La transición económica en China —desde el país pobre y aislado que era a fines del gobierno de Mao, en los 1970s, a la potencia que es en la actualidad— es muy destacable. Lo logrado es, en muchas dimensiones, admirable, pero lo que no es admirable es la liviandad con que muchos analistas y políticos lo ponen como modelo económico a seguir para nuestro país.
Este milagro exigió recorrer un camino ripioso, desde una economía retrasada e ineficiente hasta una donde los precios de mercado cumplieran un rol. Como la apertura podía generar una gran recesión y un aumento del desempleo —en respuesta a la baja competitividad de sus empresas—, China jugó tres cartas. La primera fue reprimir el mercado laboral, manteniendo costos laborales muy bajos e imponiendo exigentes condiciones de trabajo. Para que las empresas ineficientes pudieran morir de a poco y ser reemplazadas por empresas nuevas, se ha diseñado un modelo que mantiene los salarios bajos y un intenso esquema de trabajo, que popularmente se conoce como “996” (de 9 am a 9 pm, durante 6 días a la semana).
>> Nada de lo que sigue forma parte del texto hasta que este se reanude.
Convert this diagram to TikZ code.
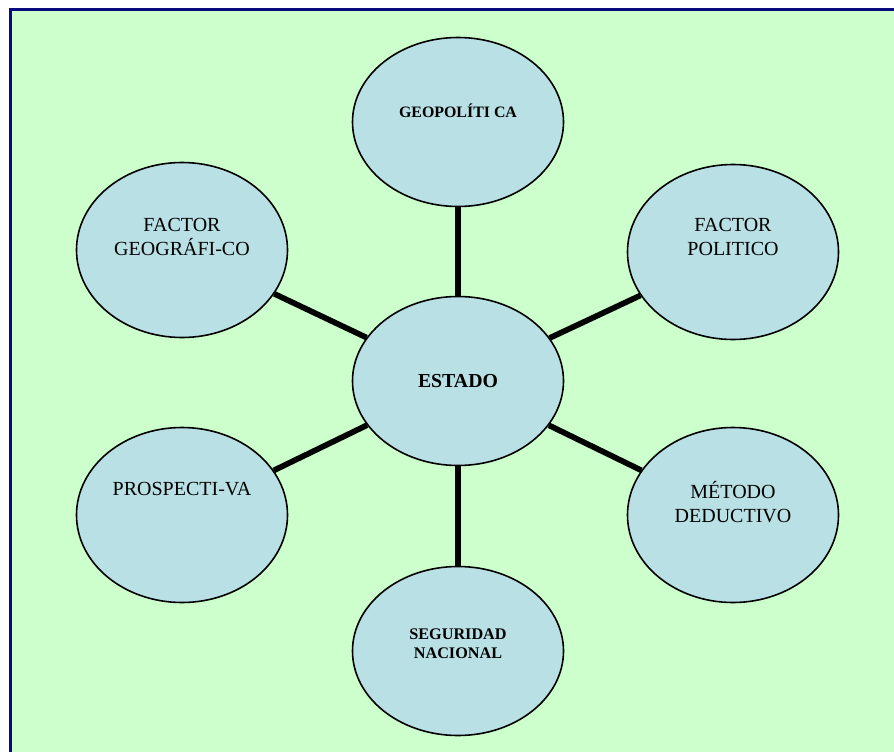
\documentclass[tikz,border=0pt]{standalone}
\usepackage{fontspec}
\setmainfont{Liberation Serif}
\usetikzlibrary{shapes.geometric}
\definecolor{bgc}{RGB}{204,255,204}
\definecolor{framec}{RGB}{10,10,128}
\definecolor{ellc}{RGB}{185,224,229}
\tikzset{
  ell/.style={ellipse, draw=black, line width=1.6pt, fill=ellc, inner sep=0pt, minimum width=211pt},
  ellc/.style={ell, minimum height=169pt},
  ells/.style={ell, minimum height=175pt},
  conn/.style={line width=5.7pt, black},
  lbl/.style={inner sep=0pt, align=center, text=black},
  reg/.style={lbl, font=\fontsize{20}{24}\selectfont},
  bld/.style={lbl, font=\fontsize{15.9}{19}\selectfont\bfseries},
}
\begin{document}
\begin{tikzpicture}[x=1pt,y=-1pt]
\useasboundingbox (0,0) rectangle (894,752);
\fill[bgc] (10,10) rectangle (894,752);
\draw[framec, line width=3pt] (896,10) -- (10,10) -- (10,754);
\node[ellc] (geo) at (458,122) {};
\node[ellc] (estado) at (458,381) {};
\node[ellc] (seg) at (458,651) {};
\node[ells] (fg) at (182,250) {};
\node[ells] (fp) at (733,252) {};
\node[ells] (pr) at (182,515) {};
\node[ells] (md) at (733,515) {};
\draw[conn] (estado) -- (geo);
\draw[conn] (estado) -- (seg);
\draw[conn] (estado) -- (fg);
\draw[conn] (estado) -- (fp);
\draw[conn] (estado) -- (pr);
\draw[conn] (estado) -- (md);
\node[bld] (tgeo) at (458,111) {GEOPOLÍTI CA};
\node[lbl, font=\fontsize{19.8}{23}\selectfont\bfseries] (testado) at (458,381) {ESTADO};
\node[bld, font=\fontsize{16.2}{19}\selectfont\bfseries] (tseg) at (458,644) {SEGURIDAD\\NACIONAL};
\node[reg] (tfg) at (182,237) {FACTOR\\GEOGRÁFI-CO};
\node[reg] (tfp) at (733,237) {FACTOR\\POLITICO};
\node[reg] (tpr) at (182,489) {PROSPECTI-VA};
\node[reg] (tmd) at (733,502) {MÉTODO\\DEDUCTIVO};
\end{tikzpicture}
\end{document}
Esta lógica subiste hasta hoy, en un contexto donde el Estado de bienestar casi no existe (para Xi, es una verdadera fábrica para crear flojos), y donde los pocos beneficios sociales dependen de la provincia donde nació la persona. ¿Qué es lo más complejo que enfrentan los inversionistas chinos en Chile?, le pregunté una vez a un alto diplomático chino. Las regulaciones laborales, me contestó: demasiado rígidas.
El segundo mecanismo usado para lograr una reconversión suave ha sido una férrea represión financiera. Para financiar la transición se necesitaban muchos ahorros —intermediados por bancos estatales—, que permitieron al gobierno prestar en buenas condiciones a empresas estatales en declive, financiar sectores llamados estratégicos y también algunas empresas bien conectadas. Así, China se convirtió en el campeón mundial del bajo consumo y del bajo retorno a los ahorrantes. Esta lógica subsiste hasta hoy, lo que le permite a China no depender del ahorro externo.
La productividad también ha sido un factor, pero menos relevante de lo pensado. En los primeros años, la migración del campo a la ciudad permitió producir mucho más con la misma población, pero en los últimos 15 años, el dinamismo de la productividad ha declinado significativamente. Contrario a lo que sugieren algunos casos puntuales, la falta de impulso a la productividad es uno de los principales cuellos de botella en la actualidad. Es que el Estado no es un gran innovador ni elector de ganadores.
La fascinación que muchos tienen por la transición en China —me incluyo entre ellos— no debe opacar los inmensos costos de este sistema, por lo que sería bueno que quienes lo promueven reconozcan su inaplicabilidad en Chile. Posiblemente, un primer paso sea informarse.